Check out these three stocks to buy at new highs.
Stocks to Buy at New Highs: Cisco (CSCO)
Were it not for Cisco’s (NASDAQ:CSCO) inclusion in the list, the title would have been “3 Stocks to Buy at Record Highs.” But during the height of the dot-com bubble, CSCO stock rallied as high as $82 before its crash to single digits. And that means this week’s jump to $55.82 only represents a fresh 19-year high.
It’s still impressive. The strength of this year’s uptrend has been matched by its consistency. The 20-day moving average has proven the perfect companion by supporting every pullback. Recent profit-taking formed a high base pattern that potentially triggered with yesterday’s rip.
Given this year’s history of profitable breakouts, I see no reason to bet against another upside thrust. Consider buying the June $55 calls for $2.65.
Since breaking out of last year’s trading range, Paypal (NASDAQ:PYPL) has been on a tear. With yesterday’s bump, its year-to-date gains now stand at 28%. The last upswing saw increasing momentum, and all major moving averages are rising beneath the price.
Volume patterns are also backing the bulls. I see a handful of accumulation days over the past quarter, with only a few sporadic episodes of distribution.
The next earnings report looms on April 24, so consider that the wild card. But if you believe the trend continues, then buy the June $105/$110 bull call spread for $2.70. You could come close to doubling your money if PYPL stock rises above $110 by June expiration.
The price action of VMware (NYSE:VMW) has largely mirrored PYPL, at least recently.
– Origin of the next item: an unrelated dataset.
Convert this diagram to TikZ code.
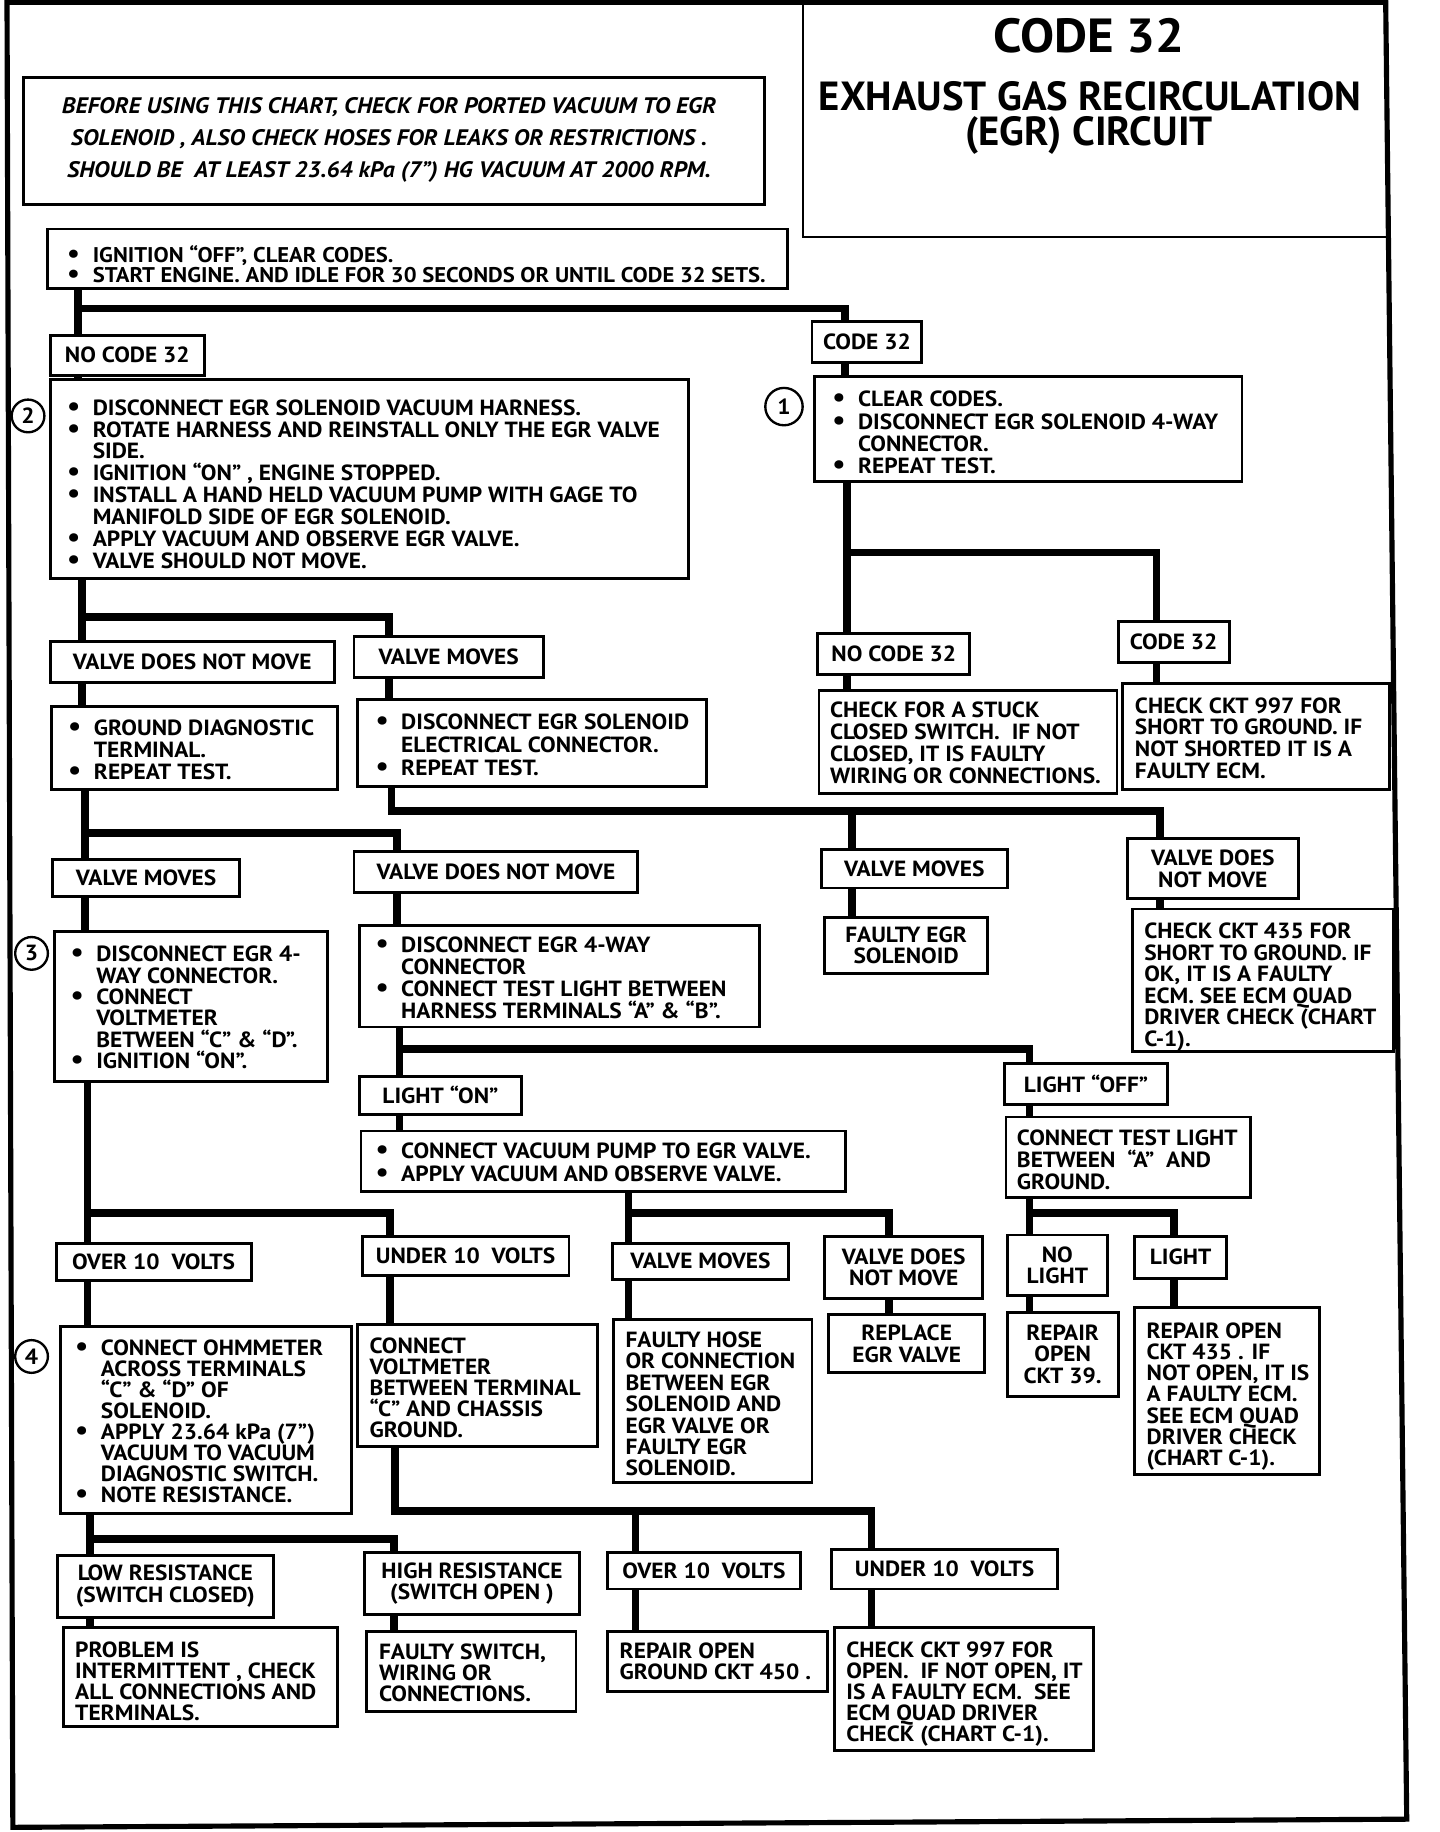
\documentclass[tikz,border=0pt]{standalone}
\usepackage{fontspec}
\setmainfont{PT Sans}
\newfontfamily\bodyf{PT Sans}[FakeStretch=1.065]
\usetikzlibrary{fit}
\newcommand\bu{\makebox[11pt][l]{\scalebox{1.25}{\textbullet}}}
\newcommand\ind{\hspace*{11pt}}
\newcommand\fsz[1]{\bodyf\fontsize{9.4pt}{#1pt}\selectfont\bfseries}
\newcommand\bx[3]{\node[box, fit={#2 #3}] (#1) {};}
\newcommand\lb[4]{\node[box, fit={#2 #3}] (#1) {};\node[lbl] (#1-t) at (#1.center) {#4};}
\begin{document}
\begin{tikzpicture}[x=0.5pt,y=-0.5pt,
  box/.style={draw, line width=1.25pt, inner sep=0pt, rectangle},
  conn/.style={line width=3.25pt, line join=miter},
  lbl/.style={inner sep=0pt, align=center, font=\fsz{9.2}},
  ltxt/.style={inner sep=0pt, align=left, anchor=north west, font=\fsz{#1}},
  num/.style={draw, circle, line width=1pt, inner sep=0pt, font=\fsz{9}}]
\useasboundingbox (0,0) rectangle (1232,1568);
% outer frame
\draw[line width=2.2pt, line join=miter] (6,2) -- (1186,2) -- (1204,1557) -- (11,1564) -- cycle;
% title
\node[draw, line width=1pt, inner sep=0pt, fit={(687,2) (1187,203)}] (title) {};
\node[inner sep=0pt, font=\bodyf\fontsize{20.5pt}{21pt}\selectfont\bfseries] (t1) at (932,31) {CODE 32};
\node[inner sep=0pt, font=\fontsize{17.4pt}{18pt}\selectfont\bfseries] (t2) at (933,82) {EXHAUST GAS RECIRCULATION};
\node[inner sep=0pt, font=\fontsize{17.4pt}{18pt}\selectfont\bfseries] (t3) at (932,116) {(EGR) CIRCUIT};
% note
\bx{note}{(20,66)}{(654,175)}
\node[inner sep=0pt, align=center, font=\bodyf\fontsize{9.6pt}{13.75pt}\selectfont\bfseries\itshape] (note-t) at (333,120)
 {BEFORE USING THIS CHART, CHECK FOR PORTED VACUUM TO EGR\\
  SOLENOID , ALSO CHECK HOSES FOR LEAKS OR RESTRICTIONS .\\
  SHOULD BE\ \ AT LEAST 23.64 kPa (7”) HG VACUUM AT 2000 RPM.};
% ignition
\bx{ign}{(41,196)}{(674,247)}
\node[inner sep=0pt, align=left, anchor=north west, font=\bodyf\fontsize{9.1pt}{8.6pt}\selectfont\bfseries] (ign-t) at (57,209.5) {\bu IGNITION “OFF”, CLEAR CODES.\\ \bu START ENGINE. AND IDLE FOR 30 SECONDS OR UNTIL CODE 32 SETS.};
\coordinate (j1) at (67,264); \coordinate (j1r) at (723,264);
\lb{nc32a}{(43,287)}{(175,321)}{NO CODE 32}
\lb{c32a}{(695,275)}{(789,310)}{CODE 32}
% box 2
\bx{b2}{(43,325)}{(589,495)}
\node[num, minimum size=14pt] (n2) at (24,356) {2};
\node[ltxt=9.35] (b2-t) at (57,341.5) {\bu DISCONNECT EGR SOLENOID VACUUM HARNESS.\\
 \bu ROTATE HARNESS AND REINSTALL ONLY THE EGR VALVE\\
 \ind SIDE.\\
 \bu IGNITION “ON” , ENGINE STOPPED.\\
 \bu INSTALL A HAND HELD VACUUM PUMP WITH GAGE TO\\
 \ind MANIFOLD SIDE OF EGR SOLENOID.\\
 \bu APPLY VACUUM AND OBSERVE EGR VALVE.\\
 \bu VALVE SHOULD NOT MOVE.};
% box 1
\bx{b1}{(697,322)}{(1063,412)}
\node[num, minimum size=16pt] (n1) at (671,348) {1};
\node[ltxt=9.5] (b1-t) at (712,334.5) {\bu CLEAR CODES.\\
 \bu DISCONNECT EGR SOLENOID 4-WAY\\
 \ind CONNECTOR.\\
 \bu REPEAT TEST.};
\coordinate (j2) at (725,473); \coordinate (j2r) at (990,473);
\lb{nc32b}{(700,542)}{(830,577)}{NO CODE 32}
\lb{c32b}{(957,532)}{(1052,567)}{CODE 32}
\bx{stuck}{(701,591)}{(956,679)}
\node[ltxt=9.35] (stuck-t) at (710,600.5) {CHECK FOR A STUCK\\ CLOSED SWITCH.\ \ IF NOT\\ CLOSED, IT IS FAULTY\\ WIRING OR CONNECTIONS.};
\bx{ck997}{(961,585)}{(1189,676)}
\node[ltxt=9.3] (ck997-t) at (971,596.5) {CHECK CKT 997 FOR\\ SHORT TO GROUND. IF\\ NOT SHORTED IT IS A\\ FAULTY ECM.};
% row 3
\coordinate (j3) at (70,528); \coordinate (j3r) at (333,528);
\lb{vdnm1}{(43,549)}{(286,584)}{VALVE DOES NOT MOVE}
\lb{vm1}{(303,545)}{(465,580)}{VALVE MOVES}
\bx{gd}{(44,605)}{(289,676)}
\node[ltxt=9.5] (gd-t) at (58,615.5) {\bu GROUND DIAGNOSTIC\\ \ind TERMINAL.\\ \bu REPEAT TEST.};
\bx{des}{(306,599)}{(605,673)}
\node[ltxt=9.75] (des-t) at (321,610.5) {\bu DISCONNECT EGR SOLENOID\\ \ind ELECTRICAL CONNECTOR.\\ \bu REPEAT TEST.};
\coordinate (j4) at (335,694); \coordinate (j4m) at (729,694); \coordinate (j4r) at (993,694);
\lb{vm2}{(703,727)}{(862,760)}{VALVE MOVES}
\lb{vdnm2}{(965,718)}{(1111,769)}{VALVE DOES\\NOT MOVE}
\lb{fes}{(706,785)}{(845,833)}{FAULTY EGR\\SOLENOID}
\bx{c435}{(969,778)}{(1193,900)}
\node[ltxt=9.2] (c435-t) at (979,789.5) {CHECK CKT 435 FOR\\ SHORT TO GROUND. IF\\ OK,\ IT IS A FAULTY\\ ECM. SEE ECM QUAD\\ DRIVER CHECK (CHART\\ C-1).};
% row 4
\coordinate (j5) at (73,713); \coordinate (j5r) at (340,713);
\lb{vm3}{(45,736)}{(205,767)}{VALVE MOVES}
\lb{vdnm3}{(303,729)}{(546,764)}{VALVE DOES NOT MOVE}
\bx{b3}{(47,797)}{(280,926)}
\node[num, minimum size=14pt] (n3) at (27,816) {3};
\node[ltxt=9.1] (b3-t) at (60,809.5) {\bu DISCONNECT EGR 4-\\ \ind WAY CONNECTOR.\\ \bu CONNECT\\ \ind VOLTMETER\\ \ind BETWEEN “C” \& “D”.\\ \bu IGNITION “ON”.};
\bx{b4w}{(308,792)}{(650,879)}
\node[ltxt=9.35] (b4w-t) at (321,801.5) {\bu DISCONNECT EGR 4-WAY\\ \ind CONNECTOR\\ \bu CONNECT TEST LIGHT BETWEEN\\ \ind HARNESS TERMINALS “A” \& “B”.};
\coordinate (j6) at (342,898); \coordinate (j6r) at (881,898);
\lb{lon}{(308,921)}{(446,954)}{LIGHT “ON”}
\lb{loff}{(860,910)}{(999,945)}{LIGHT “OFF”}
\bx{vp}{(309,968)}{(724,1020)}
\node[ltxt=10] (vp-t) at (321,977.5) {\bu CONNECT VACUUM PUMP TO EGR VALVE.\\ \bu APPLY VACUUM AND OBSERVE VALVE.};
\bx{tl}{(861,956)}{(1070,1025)}
\node[ltxt=9.5] (tl-t) at (870,966.5) {CONNECT TEST LIGHT\\ BETWEEN\ \ “A”\ \ AND\\ GROUND.};
\coordinate (j7) at (881,1038); \coordinate (j7r) at (1005,1038);
\lb{nol}{(862,1057)}{(948,1109)}{NO\\LIGHT}
\lb{lgt}{(971,1058)}{(1050,1094)}{LIGHT}
\lb{ro39}{(862,1123)}{(957,1195)}{REPAIR\\OPEN\\CKT 39.}
\bx{ro435}{(971,1119)}{(1129,1262)}
\node[ltxt=9.1] (ro435-t) at (981,1131.5) {REPAIR OPEN\\ CKT 435 . IF\\ NOT OPEN, IT IS\\ A FAULTY ECM.\\ SEE ECM QUAD\\ DRIVER CHECK\\ (CHART C-1).};
\coordinate (j8) at (538,1038); \coordinate (j8r) at (761,1038);
\lb{vm4}{(524,1064)}{(675,1095)}{VALVE MOVES}
\lb{vdnm4}{(706,1058)}{(841,1111)}{VALVE DOES\\NOT MOVE}
\bx{fh}{(525,1129)}{(695,1269)}
\node[ltxt=9.15] (fh-t) at (535,1139.5) {FAULTY HOSE\\ OR CONNECTION\\ BETWEEN EGR\\ SOLENOID AND\\ EGR VALVE OR\\ FAULTY EGR\\ SOLENOID.};
\lb{rev}{(709,1125)}{(843,1175)}{REPLACE\\EGR VALVE}
% row 5
\coordinate (j9) at (75,1038); \coordinate (j9r) at (334,1038);
\lb{ov1}{(48,1064)}{(215,1096)}{OVER 10\ \ VOLTS}
\lb{un1}{(310,1058)}{(487,1092)}{UNDER 10\ \ VOLTS}
\bx{b4}{(52,1135)}{(301,1295)}
\node[num, minimum size=14pt] (n4) at (27,1161) {4};
\node[ltxt=9] (b4-t) at (64,1146.5) {\bu CONNECT OHMMETER\\ \ind ACROSS TERMINALS\\ \ind “C” \& “D” OF\\ \ind SOLENOID.\\ \bu APPLY 23.64 kPa (7”)\\ \ind VACUUM TO VACUUM\\ \ind DIAGNOSTIC SWITCH.\\ \bu NOTE RESISTANCE.};
\bx{cv}{(306,1134)}{(511,1238)}
\node[ltxt=9] (cv-t) at (316,1144.5) {CONNECT\\ VOLTMETER\\ BETWEEN TERMINAL\\ “C” AND CHASSIS\\ GROUND.};
\coordinate (j10) at (338,1293); \coordinate (j10m) at (544,1293); \coordinate (j10r) at (746,1293);
\lb{ov2}{(520,1329)}{(685,1360)}{OVER 10\ \ VOLTS}
\lb{un2}{(712,1326)}{(905,1360)}{UNDER 10\ \ VOLTS}
\bx{ro450}{(520,1396)}{(708,1448)}
\node[ltxt=9] (ro450-t) at (530,1405.5) {REPAIR OPEN\\ GROUND CKT 450 .};
\bx{c997o}{(714,1393)}{(936,1498)}
\node[ltxt=9] (c997o-t) at (724,1404.5) {CHECK CKT 997 FOR\\ OPEN.\ \ IF NOT OPEN, IT\\ IS A FAULTY ECM.\ \ SEE\\ ECM QUAD DRIVER\\ CHECK (CHART C-1).};
\coordinate (j11) at (77,1317); \coordinate (j11r) at (337,1317);
\lb{lr}{(49,1331)}{(234,1384)}{LOW RESISTANCE\\(SWITCH CLOSED)}
\lb{hr}{(312,1329)}{(496,1382)}{HIGH RESISTANCE\\(SWITCH OPEN )}
\bx{pi}{(54,1393)}{(289,1478)}
\node[ltxt=9] (pi-t) at (64,1404.5) {PROBLEM IS\\ INTERMITTENT , CHECK\\ ALL CONNECTIONS AND\\ TERMINALS.};
\bx{fs}{(314,1396)}{(493,1465)}
\node[ltxt=9] (fs-t) at (324,1406.5) {FAULTY SWITCH,\\ WIRING OR\\ CONNECTIONS.};
% connectors
\draw[conn] (ign.south -| j1) -- (nc32a.north -| j1);
\draw[conn] (j1) -- (j1r) -- (c32a.north -| j1r);
\draw[conn] (nc32a.south -| j1) -- (b2.north -| j1);
\draw[conn] (c32a.south -| j1r) -- (b1.north -| j1r);
\draw[conn] (b2.south -| j3) -- (vdnm1.north -| j3);
\draw[conn] (j3) -- (j3r) -- (vm1.north -| j3r);
\draw[conn] (vdnm1.south -| j3) -- (gd.north -| j3);
\draw[conn] (vm1.south -| j3r) -- (des.north -| j3r);
\draw[conn] (b1.south -| j2) -- (nc32b.north -| j2);
\draw[conn] (j2) -- (j2r) -- (c32b.north -| j2r);
\draw[conn] (nc32b.south -| j2) -- (stuck.north -| j2);
\draw[conn] (c32b.south -| j2r) -- (ck997.north -| j2r);
\draw[conn] (des.south -| j4) -- (j4) -- (j4r) -- (vdnm2.north -| j4r);
\draw[conn] (j4m) -- (vm2.north -| j4m);
\draw[conn] (vm2.south -| j4m) -- (fes.north -| j4m);
\draw[conn] (vdnm2.south -| j4r) -- (c435.north -| j4r);
\draw[conn] (gd.south -| j5) -- (vm3.north -| j5);
\draw[conn] (j5) -- (j5r) -- (vdnm3.north -| j5r);
\draw[conn] (vm3.south -| j5) -- (b3.north -| j5);
\draw[conn] (vdnm3.south -| j5r) -- (b4w.north -| j5r);
\draw[conn] (b4w.south -| j6) -- (lon.north -| j6);
\draw[conn] (j6) -- (j6r) -- (loff.north -| j6r);
\draw[conn] (lon.south -| j6) -- (vp.north -| j6);
\draw[conn] (loff.south -| j6r) -- (tl.north -| j6r);
\draw[conn] (vp.south -| j8) -- (vm4.north -| j8);
\draw[conn] (j8) -- (j8r) -- (vdnm4.north -| j8r);
\draw[conn] (vm4.south -| j8) -- (fh.north -| j8);
\draw[conn] (vdnm4.south -| j8r) -- (rev.north -| j8r);
\draw[conn] (tl.south -| j7) -- (nol.north -| j7);
\draw[conn] (j7) -- (j7r) -- (lgt.north -| j7r);
\draw[conn] (nol.south -| j7) -- (ro39.north -| j7);
\draw[conn] (lgt.south -| j7r) -- (ro435.north -| j7r);
\draw[conn] (b3.south -| j9) -- (ov1.north -| j9);
\draw[conn] (j9) -- (j9r) -- (un1.north -| j9r);
\draw[conn] (ov1.south -| j9) -- (b4.north -| j9);
\draw[conn] (un1.south -| j9r) -- (cv.north -| j9r);
\draw[conn] (cv.south -| j10) -- (j10) -- (j10r) -- (un2.north -| j10r);
\draw[conn] (j10m) -- (ov2.north -| j10m);
\draw[conn] (ov2.south -| j10m) -- (ro450.north -| j10m);
\draw[conn] (un2.south -| j10r) -- (c997o.north -| j10r);
\draw[conn] (b4.south -| j11) -- (lr.north -| j11);
\draw[conn] (j11) -- (j11r) -- (hr.north -| j11r);
\draw[conn] (lr.south -| j11) -- (pi.north -| j11);
\draw[conn] (hr.south -| j11r) -- (fs.north -| j11r);
\end{tikzpicture}
\end{document}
Its trend is booming, with the moving averages stacked atop each other in bullish form. Distribution has disappeared, with hardly any significant selling pressure. Implied volatility is even tanking, showing uncertainty is running low these days.
Pattern-wise, we’ve seen VMW stock develop a mini ascending triangle formation that it finally completed with Wednesday’s surge. If this breakout follows the script of its predecessors, big gains await. I suspect we will see a push toward $200.
To capitalize, buy the July $190/$200 bull call spread for $4.60. The liquidity of VMW options is mediocre, so limit orders are a must here.
— Tyler Craig"I Couldn't Reveal This HUGE Cannabis Story on Fox News - So I Quit" [sponsor]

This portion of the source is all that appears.